Speaking of the data Chief Economist for the BCC David Kern said:
‘Although GDP growth for the previous quarter was upgraded slightly, our survey points to a slowdown in Q1 2016. This is the inevitable consequence of mounting global and domestic uncertainties, but it is nevertheless concerning that the vibrant and dominant services sector is likely to face mounting challenges in the next few years.’
Meanwhile, the political pressure on Prime Minister David Cameron continues to build. The Prime Minister published his tax return over the weekend, but rather than providing clarification it has simply raised more questions from the opposition. Of particular scrutiny is a pair of payments made by Cameron’s mother to the Prime Minister in 2011.
However, the fact that Parliament has returned after the Easter break has boosted hopes that there could be action taken on tax avoidance. Many expect that all MPs will now be required to publish their tax returns and the Prime Minister is also due to announce new measures to help crack down on tax avoidance.
It is also expected that Parliament will have to discuss the Conservative government’s unpopular decision to publish and distribute a tax-contribution funded pro-EU leavelet.
EUR/GBP Weakens as Italian Industrial Production Figures Post Surprise Fall
The Euro’s strength was quickly undermined following the release of the latest Industrial Production figures for Italy. February’s data severely disappointed forecasts, with monthly production declining -0.6%, rather than slowing to 0.5% as anticipated, while year-on-year figures slowed from 3.8% to 1.2%, -0.4% below forecast.
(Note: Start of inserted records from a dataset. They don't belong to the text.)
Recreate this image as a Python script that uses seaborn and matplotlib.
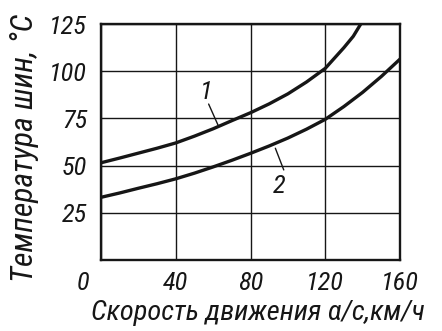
import matplotlib
matplotlib.use("Agg")
import matplotlib.pyplot as plt
import matplotlib.transforms as mtransforms
import pandas as pd
import seaborn as sns

# Tyre temperature vs. driving speed, two curves
speed_1 = [0, 10, 20, 30, 40, 50, 60, 70, 80, 90, 100, 110, 120, 125, 130, 135, 139]
temp_1 = [51.5, 54, 56.6, 59.2, 62, 65.6, 69.5, 73.8, 78, 82.7, 88, 94.3, 101.5,
          107, 112.5, 118.5, 125]
speed_2 = [0, 10, 20, 30, 40, 50, 60, 70, 80, 90, 100, 110, 120, 130, 140, 150, 155, 160]
temp_2 = [33.2, 35.5, 38, 40.4, 43, 46, 49.3, 52.8, 56.5, 60.4, 64.6, 69.3, 74.5,
          81.3, 88.8, 97.2, 101.8, 106.4]
curve_names = ["1", "2"]
x_ticks = [0, 40, 80, 120, 160]
y_ticks = [25, 50, 75, 100, 125]
x_title = "Скорость движения α/с,км/ч"
y_title = "Температура шин, °C"

df = pd.concat([
    pd.DataFrame({"speed": speed_1, "temp": temp_1, "curve": curve_names[0]}),
    pd.DataFrame({"speed": speed_2, "temp": temp_2, "curve": curve_names[1]}),
], ignore_index=True)

ink = "#161616"
sns.set_theme(style="white")
plt.rcParams["font.family"] = ["Roboto Condensed", "DejaVu Sans"]
plt.rcParams["font.style"] = "italic"
plt.rcParams["text.color"] = ink

fig = plt.figure(figsize=(4.42, 3.31), dpi=100)
ax = fig.add_axes([101 / 442, 71 / 331, 299 / 442, 236 / 331])

sns.lineplot(data=df, x="speed", y="temp", hue="curve",
             palette={n: ink for n in curve_names}, legend=False,
             sort=False, linewidth=2.4, ax=ax, zorder=3)
for ln in ax.get_lines():
    ln.set_solid_joinstyle("round")

ax.set_xlim(0, 160)
ax.set_ylim(0, 125)
ax.set_xticks(x_ticks)
ax.set_yticks(y_ticks)
ax.set_xticklabels([str(v) for v in x_ticks])
ax.set_yticklabels([str(v) for v in y_ticks])
ax.grid(True, color=ink, linewidth=1.0)
ax.set_axisbelow(True)
for sp in ax.spines.values():
    sp.set_visible(True)
    sp.set_color(ink)
    sp.set_linewidth(1.7)

ax.tick_params(axis="both", length=0, labelsize=19, labelcolor=ink)
ax.tick_params(axis="x", pad=8)
ax.tick_params(axis="y", pad=10)

# the origin label sits left of the corner
zero = ax.get_xticklabels()[0]
zero.set_transform(zero.get_transform() +
                   mtransforms.ScaledTranslation(-0.18, 0, fig.dpi_scale_trans))

ax.set_xlabel(x_title, fontsize=20.5, color=ink)
ax.set_ylabel(y_title, fontsize=22.8, color=ink)
ax.xaxis.set_label_coords(0.525, -0.17)
ax.yaxis.set_label_coords(-0.207, 0.475)

# curve numbers with leader lines
ax.text(56.5, 89, curve_names[0], fontsize=19, ha="center", va="center", color=ink)
ax.plot([57.6, 62.6], [82.6, 71.5], color=ink, linewidth=1.0)
ax.text(95.5, 39.2, curve_names[1], fontsize=19, ha="center", va="center", color=ink)
ax.plot([93.3, 97.8], [59.2, 47.7], color=ink, linewidth=1.0)

fig.savefig("out.png", dpi=100, facecolor="white")
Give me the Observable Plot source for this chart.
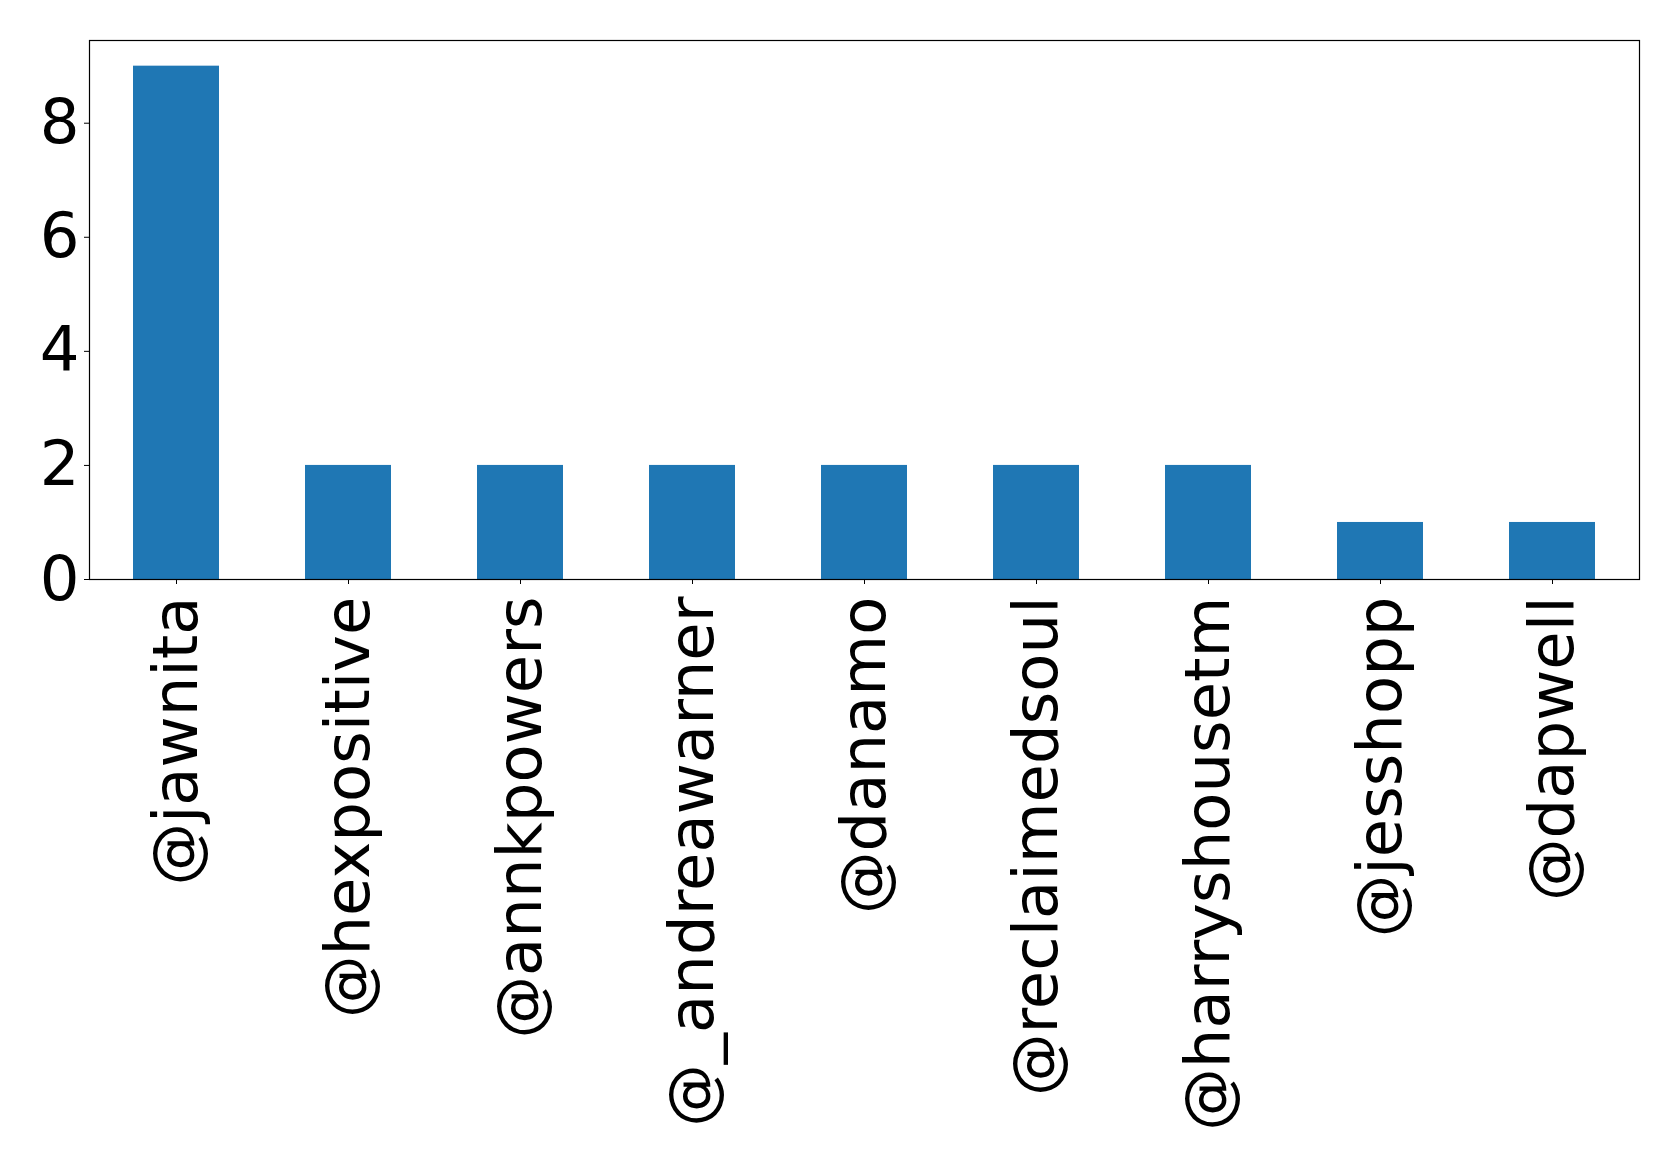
<!DOCTYPE html>
<html>
<head>
<meta charset="utf-8">
<script src="https://cdn.jsdelivr.net/npm/d3@7"></script>
<script src="https://cdn.jsdelivr.net/npm/@observablehq/plot@0.6"></script>
<style>
  html, body { margin: 0; padding: 0; background: #fff; }
  svg { display: block; }
</style>
</head>
<body>
<div id="chart"></div>
<script>
const users = ["@jawnita", "@hexpositive", "@annkpowers", "@_andreawarner", "@danamo", "@reclaimedsoul", "@harryshousetm", "@jesshopp", "@dapwell"];
const counts = [9, 2, 2, 2, 2, 2, 2, 1, 1];
const yTicks = [0, 2, 4, 6, 8];

const data = users.map((u, i) => ({user: u, count: counts[i]}));

const chart = Plot.plot({
  width: 1679,
  height: 1162,
  marginLeft: 89,
  marginRight: 40,
  marginTop: 40,
  marginBottom: 583,
  style: {fontFamily: "DejaVu Sans", fontSize: "62.5px", color: "#000", background: "#fff"},
  x: {domain: users, paddingInner: 0.5, paddingOuter: 0.25, label: null},
  y: {domain: [0, 9.45], label: null},
  marks: [
    Plot.barY(data, {x: "user", y: "count", fill: "#1f77b4"}),
    Plot.frame({stroke: "#000", strokeWidth: 1.2}),
    Plot.axisX({tickRotate: -90, tickSize: 5, tickPadding: 12, fontSize: 62.5, label: null}),
    Plot.axisY({ticks: yTicks, tickSize: 5, tickPadding: 5, fontSize: 62.5, label: null})
  ]
});
document.getElementById("chart").appendChild(chart);
</script>
</body>
</html>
Weak Eurozone data tends to raise investor expectations of further economic stimulus from the European Central Bank (ECB), weakening Euro appeal. Investors are particularly concerned given that speculation is building over whether central banks are running out of tools with which to stimulate the economy. There have even been suggestions that the ECB could have to resort to ‘helicopter money’, a process involving cash payments direct to consumers in an attempt to fund increased spending.
Pound Sterling to Euro (GBP/EUR) Exchange Rate Forecast: Sentiment to Rule on Quiet Data Day
The most important data from today’s near-empty docket has already been released, meaning market sentiment will likely be responsible for the majority of GBP/EUR movement. David Cameron is set to announce new measures to crack down on tax avoidance, which could help strengthen the Pound further on the distant prospect of increased tax receipts.
Tomorrow the main cause of volatility in the GBP/EUR exchange rate is likely to be the UK’s latest inflation data. With inflation forecast to improve to 0.4% the Pound could extend gains. However, a disappointing result has the potential to drive Sterling lower.
Current GBP, EUR Conversion Rates
The Pound Sterling to Euro (GBP/EUR) exchange rate is currently trading between 1.2352 and 1.2491, while the Euro to Pound Sterling (EUR/GBP) exchange rate is 0.8004 and 0.8090.